Киёаки не знал, что отвечать, и Хонда бросал спасательный круг:

– Это естественно: болезнь не определишь, пока не появятся симптомы. Да перестаньте вы обсуждать эти слухи, совсем как девчонки.

Однако таким образом переключить одноклассников на чисто мужские темы в школе Гакусюин не удавалось. Хонда не обладал семейными связями, позволяющими делать какие-то выводы в подобных разговорах. Если ты не можешь, гордясь кровным родством с тем, кто совершил преступление или неблаговидный поступок: «А, это моя двоюродная сестра» или: «А, это внебрачный сын дяди», – с безучастным видом намекнуть на то, что знаешь больше ходивших в обществе слухов, то, значит, ты не владеешь информацией. В этой школе пятнадцати-шестнадцатилетние юнцы свободно бросали фразы типа:

– Да уж, министр, хранитель печати, над этим поломает голову, вечером звонил отцу посоветоваться.

Или:

– Говорят, у министра внутренних дел простуда. А на самом деле он вывихнул ногу, когда был во дворце и в спешке ступил мимо подножки коляски.

Однако на этот раз, как ни странно, обычная замкнутость Киёаки сослужила ему хорошую службу – никто не знал о его отношениях с Сатоко, и никто не мог себе представить, чтобы маркиз Мацугаэ имел какое-то отношение к этой истории. В школе был ученик из старой аристократической семьи, доводившийся Аякуре родственником. Он упорно твердил, что красавица и умница Сатоко не могла страдать умственным расстройством, но это воспринималось как защита своих родственников и встречалось холодными улыбками.
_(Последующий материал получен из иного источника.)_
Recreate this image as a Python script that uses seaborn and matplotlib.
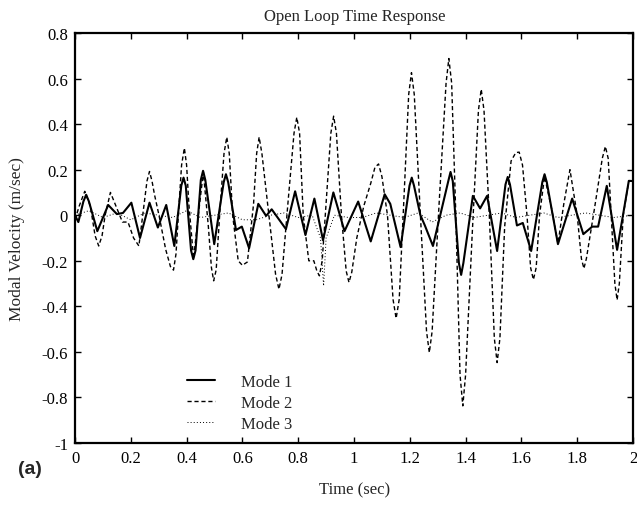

Все это, конечно, ранило сердце Киёаки. Но по сравнению с тем позором, которым в сознании общества была покрыта Сатоко, его страдания были всего лишь проявлением малодушия, хотя и он страдал, пусть и не получая щелчков. Каждый раз, когда товарищи заводили разговор об этом событии или о Сатоко, ему казалось, что он видит ее – кристально чистым облаком, молчаливо возвышающимся над толпой, вызывающим в памяти снег на далеких горах, что видны из окон класса на втором этаже.
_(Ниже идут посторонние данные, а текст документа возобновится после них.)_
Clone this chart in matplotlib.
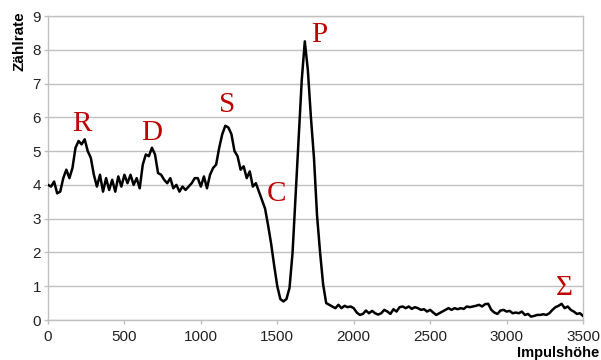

Белизна, сверкавшая на далеких вершинах, была доступна только его взору, пронзала только его сердце. Сатоко – грешная, покрытая позором, объявленная помешанной – уже очистилась. А он?
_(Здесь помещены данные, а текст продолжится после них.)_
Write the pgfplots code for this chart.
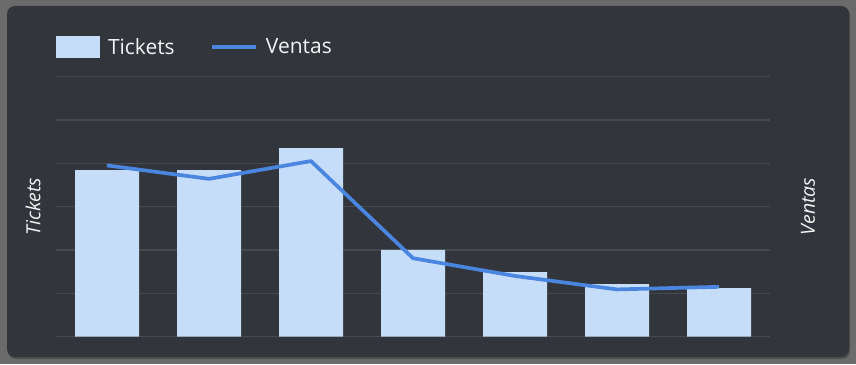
\documentclass[border=0pt]{standalone}
\usepackage{pgfplots}
\pgfplotsset{compat=1.18}
\usepackage{fontspec}
\setmainfont{Open Sans}
\definecolor{outer}{HTML}{6B6B6B}
\definecolor{panel}{HTML}{32353B}
\definecolor{gridc}{HTML}{46494E}
\definecolor{barc}{HTML}{C5DDF9}
\definecolor{linec}{HTML}{4A86E0}
\definecolor{txt}{HTML}{F2F2F2}
\begin{document}
\begin{tikzpicture}[x=1pt,y=1pt]
\fill[outer] (0,0) rectangle (856,364);
\fill[black, opacity=0.25, rounded corners=8pt] (8,5) rectangle (850,357);
\fill[panel, rounded corners=8pt] (7,7) rectangle (849,358);
\begin{axis}[
  at={(56pt,27.3pt)}, anchor=south west,
  scale only axis, width=714pt, height=260.2pt,
  xmin=-0.5, xmax=6.5, ymin=0, ymax=6,
  axis line style={draw=none},
  xtick=\empty, ytick={0,1,2,3,4,5,6}, yticklabels={},
  major tick length=0pt,
  ymajorgrids, major grid style={color=gridc, line width=1.3pt},
  clip=false,
  legend columns=2,
  legend style={at={(axis description cs:0,1.1134)}, anchor=west,
    draw=none, fill=none, text=txt,
    font=\fontsize{21}{25}\selectfont,
    inner sep=0pt, outer sep=0pt, row sep=0pt, column sep=0pt,
    nodes={inner sep=0pt, outer sep=0pt},
    /tikz/every odd column/.append style={column sep=8pt},
    /tikz/every even column/.append style={column sep=35.5pt}},
]
\addplot[ybar, bar width=64pt, fill=barc, draw=none,
  legend image code/.code={\fill[barc] (0pt,-11pt) rectangle (44pt,11pt);}]
  coordinates {(0,3.84) (1,3.84) (2,4.35) (3,2.00) (4,1.49) (5,1.215) (6,1.12)};
\addlegendentry{Tickets}
\addplot[linec, line width=3.7pt, line join=round,
  legend image code/.code={\draw[linec, line width=3.7pt] (0pt,0pt) -- (44pt,0pt);}]
  coordinates {(0,3.95) (1,3.64) (2,4.05) (3,1.81) (4,1.40) (5,1.09) (6,1.15)};
\addlegendentry{Ventas}
\node[rotate=90, text=txt, font=\fontsize{19.5}{23}\selectfont\itshape]
  at (axis description cs:-0.0322,0.5) {Tickets};
\node[rotate=90, text=txt, font=\fontsize{19.5}{23}\selectfont\itshape]
  at (axis description cs:1.0532,0.5) {Ventas};
\end{axis}
\end{tikzpicture}
\end{document}
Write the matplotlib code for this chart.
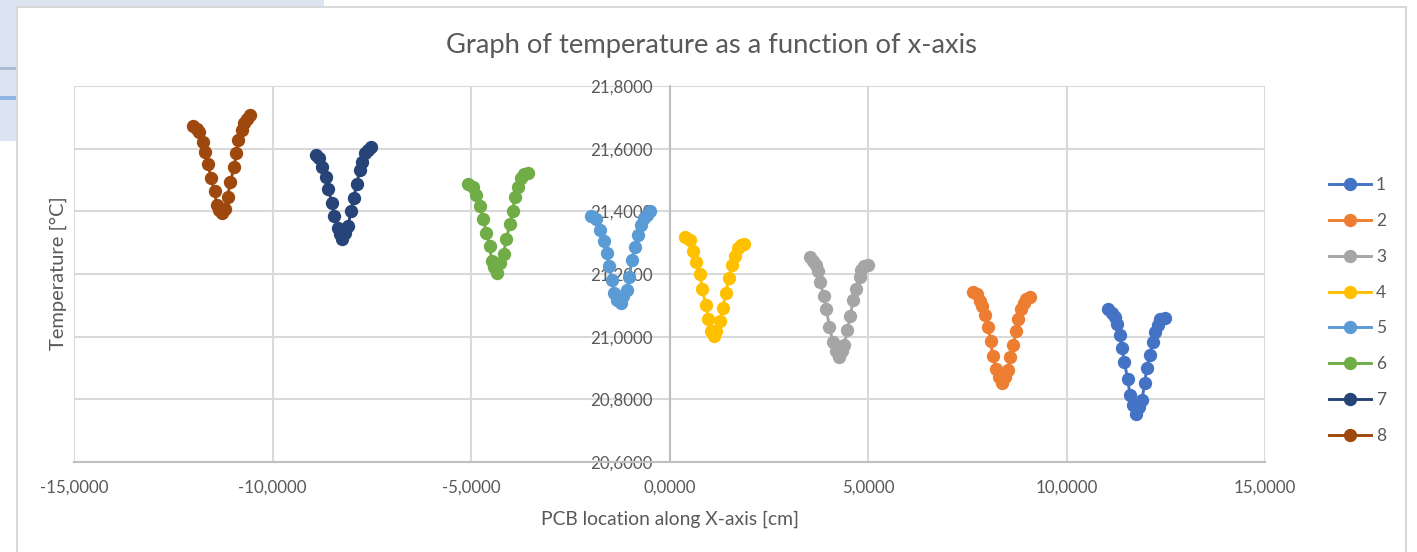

Киёаки временами хотелось во всеуслышание покаяться. Но тогда осознанная жертва Сатоко окажется бесполезной. Как он ни пытался, ему трудно было определить, что это с ним: подлинное мужество, готовность, пусть это и не нужно, избавиться от угрызений совести или стоицизм заключенного, смирившегося с выпавшей ему судьбой. В душе его множились страдания, ему трудно было противостоять им, ничего не предпринимая, – другими словами, выполняя волю отца и семьи.

У прежнего Киёаки печаль и бездеятельность были главными принципами привычной, привлекательной для него жизни. Где, когда потерял он способность наслаждаться ими, не пресыщаясь, взращивать их в себе. Потерял так просто, словно забыл зонт в чужом доме.

Теперь Киёаки приходилось сопротивляться надежде. Ему пока не требовалось сил, чтобы противостоять бездеятельности и тоске: он взращивал надежду.

«Слухи о ее помешательстве – явная ложь, тут и говорить нечего. Я в это никогда не поверю. Может быть, и уход от мира, и пострижение – всего лишь нелепый маскарад. Может быть, Сатоко разыграла спектакль только для того, чтобы выиграть время, избежать замужества с принцем, другими словами, для меня. Тогда, пока не утихнет шум в обществе, нам следует быть порознь и ждать, когда все окончательно успокоится. Разве не об этом говорит ее молчание, то, что она даже открытки не прислала?!»